Yay, you’ve found a great match – the conversation flows and you feel you click like never before. They’re warm and welcoming and overwhelm you with compliments, gifts, attention and love. Everything is perfect, maybe even a bit too perfect.
However, as your relationship develops and becomes more serious, things start to change. All the compliments and attention come to a fairly abrupt stop, leaving you yearning for more.
It’s at this point that you may want to question whether you’ve been love bombed.
What is love bombing?
Love bombing, as the name suggests, is what happens when someone overwhelms you with love and attention. Though it may seem like a wonderful thing, in actuality, it is a way of emotionally manipulating a partner’s behaviours and choices.
It’s a technique often associated with scammers, con artists and narcissists.
Love bombers tend to portray themselves as ideal partner and lovers, often by showering you with compliments, gifts and admiration.
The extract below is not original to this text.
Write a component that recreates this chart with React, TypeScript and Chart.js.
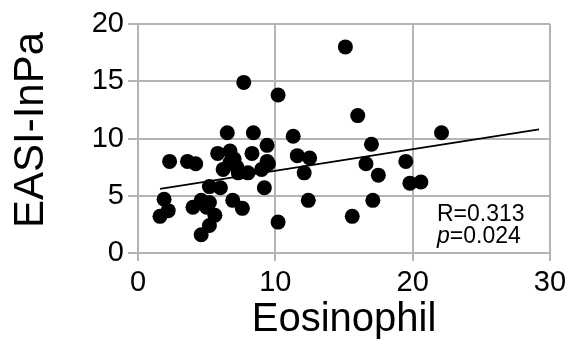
import React, { useEffect, useRef } from "react";
import { Chart, registerables } from "chart.js";

Chart.register(...registerables);

const eosinophil = [
  15.1, 7.7, 10.2, 16.0, 11.3, 22.1, 6.5, 8.4, 17.0, 9.4,
  2.3, 3.6, 4.2, 5.8, 6.7, 8.3, 9.4, 6.2, 7.3, 8.0,
  9.0, 6.7, 5.2, 6.0, 9.2, 1.9, 1.6, 2.2, 4.0, 4.6,
  5.2, 5.6, 5.2, 4.6, 6.9, 7.6, 10.2, 11.6, 12.5, 12.1,
  12.4, 15.6, 16.6, 17.5, 17.1, 19.5, 19.8, 20.6, 7.2, 5.0,
  7.0, 9.5,
];
const easiInPa = [
  18.0, 14.9, 13.8, 12.0, 10.2, 10.5, 10.5, 10.5, 9.5, 9.4,
  8.0, 8.0, 7.8, 8.7, 8.9, 8.7, 8.0, 7.3, 7.0, 7.0,
  7.3, 7.9, 5.8, 5.7, 5.7, 4.7, 3.2, 3.7, 4.0, 4.6,
  4.4, 3.3, 2.4, 1.6, 4.6, 3.9, 2.7, 8.5, 8.3, 7.0,
  4.6, 3.2, 7.8, 6.8, 4.6, 8.0, 6.1, 6.2, 7.5, 4.0,
  8.2, 7.8,
];
const trendSlope = 0.188;
const trendIntercept = 5.3;
const trendFrom = 1.6;
const trendTo = 29.2;
const statLines = ["R=0.313", "p=0.024"];
const xTitle = "Eosinophil";
const yTitle = "EASI-InPa";

const GRID = "#b4b4b4";
const FONT = "'Liberation Sans', Arial, sans-serif";

const textPlugin = {
  id: "texts",
  afterDraw(chart: any) {
    const { ctx, chartArea } = chart;
    ctx.save();
    ctx.fillStyle = "#000";
    // y-axis title
    ctx.save();
    ctx.translate(43, 130);
    ctx.rotate(-Math.PI / 2);
    ctx.textAlign = "center";
    ctx.textBaseline = "alphabetic";
    ctx.font = `42px ${FONT}`;
    ctx.fillText(yTitle, 0, 0);
    ctx.restore();
    // stats
    ctx.textBaseline = "alphabetic";
    ctx.textAlign = "left";
    const x0 = chartArea.right - 113;
    ctx.font = `23px ${FONT}`;
    ctx.fillText(statLines[0], x0, chartArea.bottom - 32);
    const eq = statLines[1];
    ctx.font = `italic 23px ${FONT}`;
    ctx.fillText(eq[0], x0, chartArea.bottom - 10);
    const w = ctx.measureText(eq[0]).width;
    ctx.font = `23px ${FONT}`;
    ctx.fillText(eq.slice(1), x0 + w, chartArea.bottom - 10);
    ctx.restore();
  },
};

export default function App() {
  const ref = useRef<HTMLCanvasElement>(null);
  useEffect(() => {
    if (!ref.current) return;
    const pts = eosinophil.map((x, i) => ({ x, y: easiInPa[i] }));
    const line = [trendFrom, trendTo].map((x) => ({ x, y: trendSlope * x + trendIntercept }));
    const chart = new Chart(ref.current, {
      type: "scatter",
      data: {
        datasets: [
          {
            data: pts,
            backgroundColor: "#000",
            borderColor: "#000",
            pointRadius: 7.5,
            pointHoverRadius: 7.5,
            borderWidth: 0,
            order: 2,
          },
          {
            type: "line",
            data: line,
            borderColor: "#000",
            borderWidth: 1.8,
            pointRadius: 0,
            fill: false,
            order: 1,
          } as any,
        ],
      },
      options: {
        animation: false,
        responsive: false,
        maintainAspectRatio: false,
        layout: { padding: { top: 24, right: 32, left: 0, bottom: 0 } },
        plugins: { legend: { display: false }, tooltip: { enabled: false } },
        scales: {
          x: {
            type: "linear",
            min: 0,
            max: 30,
            ticks: { stepSize: 10, color: "#000", font: { family: FONT, size: 29 }, padding: 5, maxRotation: 0 },
            grid: { color: GRID, lineWidth: 2, tickLength: 8, drawOnChartArea: true },
            border: { color: GRID, width: 2 },
            title: { display: true, text: xTitle, color: "#000", font: { family: FONT, size: 40 }, padding: { top: 0, bottom: 1 } },
            afterFit(scale: any) { scale.height = 92; },
          },
          y: {
            type: "linear",
            min: 0,
            max: 20,
            ticks: { stepSize: 5, color: "#000", font: { family: FONT, size: 29 }, padding: 4 },
            grid: { color: GRID, lineWidth: 2, tickLength: 10 },
            border: { color: GRID, width: 2 },
            title: { display: false },
            afterFit(scale: any) { scale.width = 138; },
          },
        },
      },
      plugins: [textPlugin],
    });
    return () => chart.destroy();
  }, []);
  return (
    <div style={{ position: "absolute", left: 0, top: 0, width: 582, height: 345, background: "#fff" }}>
      <canvas ref={ref} width={582} height={345} style={{ width: 582, height: 345 }} />
    </div>
  );
}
In this way, they hope to quickly win you over.
Their main aim is to control you for their own personal benefit and, more often than not, to boost their ego. In other words, it’s manipulative and selfish.
How to Identify the warning signs
As the ulterior motive of most love bombers is to have control over someone else, they achieve this by conditioning the other’s behaviour.
In a romantic relationship, this can occur in several ways. Commonly, love bombers will switch between showing you excessive amounts of love and attention before switching to criticism and giving you the cold shoulder.
Here are some warning signs of how a love bomber might act:
- They shower you with love, affection and attention from the very beginning, which may feel like too much, too soon.
- They are very needy and demand all of your attention. They may do this by making you feel bad for meeting up with friends and family, in which way they start isolating you from others.
- Although every relationship advances at a different pace, love bombers tend to speed things up and make big commitments very early on.
How to avoid love bombing?
Avoiding love bombing can sometimes be easier said than done. Especially as it can be difficult to disentangle genuine feelings from manipulative tactics when you’re all wrapped up in the new and exciting emotions of a new date.
If you feel like you are being love-bombed, here are some suggestions for what to do next.
First and foremost, it’s important that you ensure your own safety.
Reach out to your support network so that you have somewhere to go or someone to talk to outside of your current relationship. This will help you clarify what you’re feeling and also help understand or acknowledge that you are being love-bombed.